Christopher Hill

Chris Hill earned his Ph.D. from The University of Texas at Austin in 2008 and has advanced degrees in both medieval and modern European history. He has taught at the University of Texas and Hamilton College, where he received the Sidney Wertimer Award for excellence in teaching in 2010. A legal historian by training, he is particularly interested in the relationship between religion and law during the high Middle Ages and the impact that relationship had on the idea of individual liberty in the developing English common law. An ardent critic of political orthodoxy in academe, he wrote while a graduate student a novel satirizing political correctness on a fictional college campus. The book, Virtual Morality, won the Editors’ Book Award from Pushcart Press in the year 2000. His reviews have appeared in the Wall Street Journal.
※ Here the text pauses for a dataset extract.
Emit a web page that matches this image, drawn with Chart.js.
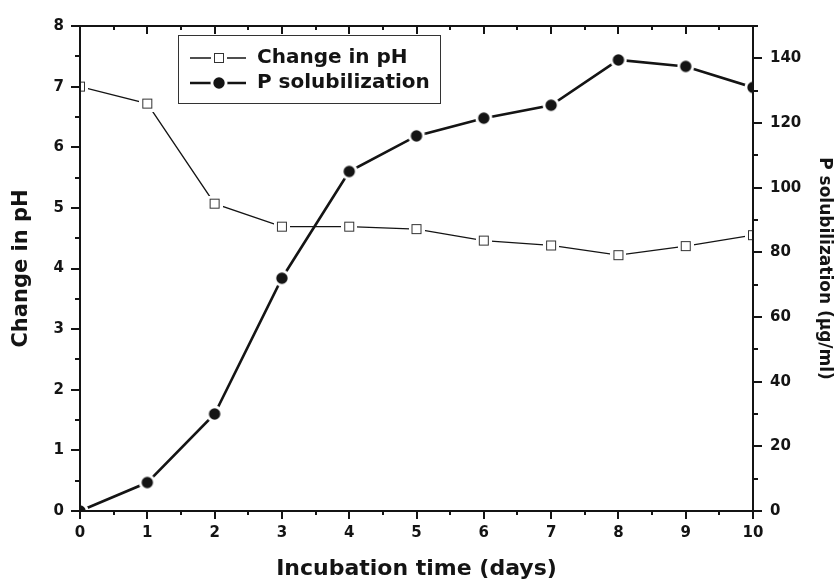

He is currently researching the history of the concept of liberty as a Bakwin Fellow at the AHI. He and his wife, Stephanie, live with their three children in Waterville, NY.

Sheila O’Connor-Ambrose

Sheila O’Connor-Ambrose earned a Ph.D. in women’s studies from Emory University in 2007, working under the direction of Elizabeth Fox-Genovese. O’Connor-Ambrose edited Fox-Genovese’s posthumously published Marriage: The Dream That Refuses to Die (ISI Books, 2008), and, with Ann Hartle, she co-edited Explorations and Commitments: Religion, Faith, and Culture, Volume IV of History and Women, Culture and Faith: Selected Writings of Elizabeth Fox-Genovese (University of South Carolina Press, 2012). O’Connor-Ambrose is working on a book about contemporary novelist Gail Godwin. She and Douglas Ambrose, AHI Charter Fellow, co-direct the Christopher Dawson Society for the Study of Faith and Reason. They have three children, Antonia, Augusta, and Dominic, and live in Utica, New York.